Major national newspapers published editorials in support of Kondō's unorthodox judgment on the premise that capital punishment should be retained. The Asahi Shimbun and the Mainichi Shimbun claimed in their editorials that most people would be supportive of this judgment. The Nikkei commented that the judgment was reasonable. The Sankei Shimbun aggressively evaluated the judgment as "a natural and down-to-earth judgment of great significance". The Tokyo Shimbun expressed the view that capital punishment was inevitable when they thought how brutal the murder was and what the victim's family felt of it. They also noted, however, that it would be difficult for citizen judges to determine whether the death penalty would be appropriate in this kind of case under the lay judge system, which was started in May 2009. Hiroshi Itakura, a criminal law scholar at Nihon University said that this decision could be a new criterion for capital punishment under the lay judge system.

Four hours after he received the death penalty, Hori told journalists that he felt the words "capital punishment" were "heavy", though he had been prepared for it. Kawagishi said, "I'm glad my surrender was counted and I didn't get a death sentence."

The victim's parents and partner expressed their disappointment at the judgment which spared Kawagishi's life.

== Appeal ==
The three defendants also appealed to the High Court of Nagoya to have their sentences reduced. However, Kanda withdrew his own appeal without his attorney's consent to have his death sentence finalized on 13 April 2009. The prosecutors lodged an appeal against the district court's decision for Kawagishi on 27 March 2009.

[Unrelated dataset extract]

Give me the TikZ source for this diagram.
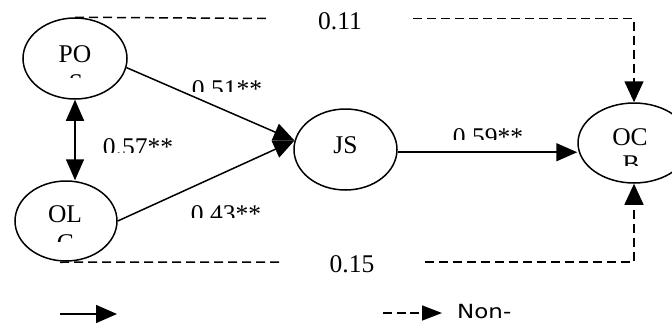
\documentclass[tikz,border=0pt]{standalone}
\usepackage{fontspec}
\setmainfont{Liberation Serif}
\newfontfamily\legendfont{DejaVu Sans}
\usetikzlibrary{arrows.meta,shapes.geometric}
\begin{document}
\begin{tikzpicture}[x=1pt,y=-1pt,
  ell/.style={draw, ellipse, line width=1.5pt, inner sep=0pt},
  lbl/.style={inner sep=0pt, anchor=base, font=\fontsize{25.5}{30}\selectfont},
  solidarrow/.style={line width=1.5pt, -{Triangle[length=21pt,width=18pt]}},
  dashline/.style={line width=1.5pt, dash pattern=on 9pt off 5pt},
  dasharrow/.style={dashline, -{Triangle[length=21pt,width=19pt]}},
]
\useasboundingbox (0,0) rectangle (672,324);

% ellipses
\node[ell, minimum width=104pt, minimum height=81pt] (pos) at (75,58.5) {};
\node[ell, minimum width=102pt, minimum height=80pt] (olc) at (66,221) {};
\node[ell, minimum width=103pt, minimum height=81pt] (js) at (345.5,149.5) {};
\node[ell, minimum width=112pt, minimum height=80pt] (ocb) at (634,143) {};

% ellipse texts
\node[lbl] (tpos) at (75,62.3) {PO};
\begin{scope}\clip (40,70) rectangle (110,77.7);
\node[lbl] (tpos2) at (76,91.3) {S};
\end{scope}
\node[lbl] (tolc) at (65,222.7) {OL};
\begin{scope}\clip (30,228) rectangle (100,241.7);
\node[lbl] (tolc2) at (65.5,251) {C};
\end{scope}
\node[lbl] (tjs) at (345.5,153.3) {JS};
\node[lbl] (tocb) at (630,145) {OC};
\begin{scope}\clip (600,150) rectangle (660,165);
\node[lbl] (tocb2) at (631,172) {B};
\end{scope}

% coefficient labels (clipped as in the reference)
\begin{scope}\clip (180,70) rectangle (280,91);
\node[lbl] (l51) at (227,97) {0.51**};
\end{scope}
\begin{scope}\clip (95,128) rectangle (185,152);
\node[lbl] (l57) at (138,155) {0.57**};
\end{scope}
\begin{scope}\clip (180,195) rectangle (275,217);
\node[lbl] (l43) at (226,222) {0.43**};
\end{scope}
\begin{scope}\clip (440,118) rectangle (540,139);
\node[lbl] (l59) at (488,145) {0.59**};
\end{scope}
\node[lbl] (l11) at (340,29) {0.11};
\node[lbl] (l15) at (352,272) {0.15};

% solid connectors
\draw[solidarrow] (pos.-10) -- (js.170);
\draw[solidarrow] (olc.east) -- (js.170);
\draw[line width=1.5pt, {Triangle[length=21pt,width=18pt]}-{Triangle[length=21pt,width=18pt]}]
  (pos.south) -- (pos.south |- olc.north);
\draw[solidarrow] (js.-3) -- (js.-3 -| ocb.west);

% dashed connectors
\coordinate (ta) at (270,18.5);
\coordinate (tb) at (413,18.5);
\draw[dashline] (pos.north) -- (ta);
\draw[dasharrow] (tb) -| (ocb.north);
\coordinate (ba) at (283,262);
\coordinate (bb) at (425,262);
\draw[dashline] (olc.south) ++(-6,0.5) -- (ba);
\draw[dasharrow] (bb) -| (ocb.south);

% legend
\coordinate (ls1) at (60,314);
\coordinate (ls2) at (117,314);
\draw[solidarrow] (ls1) -- (ls2);
\coordinate (ld1) at (383,313);
\coordinate (ld2) at (442,313);
\draw[line width=1.5pt, dash pattern=on 9pt off 4.5pt, -{Triangle[length=20pt,width=15pt]}] (ld1) -- (ld2);
\node[inner sep=0pt, anchor=base west, font=\legendfont\fontsize{19.5}{22}\selectfont] (non) at (457,318.5) {\scalebox{1.18}[1]{Non-}};
\end{tikzpicture}
\end{document}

On 13 April 2011 the Nagoya High Court affirmed Kawagishi's life sentence and reduced Hori's death sentence to life, ruling that they were both less responsible than Kanda. The prosecution appealed the ruling to the Supreme Court, which affirmed the two life sentences, but Hori was later sentenced to death for having killed a married couple in 1998.

== Execution of Kanda ==
He was executed by hanging at the Nagoya Detention House on 25 June 2015.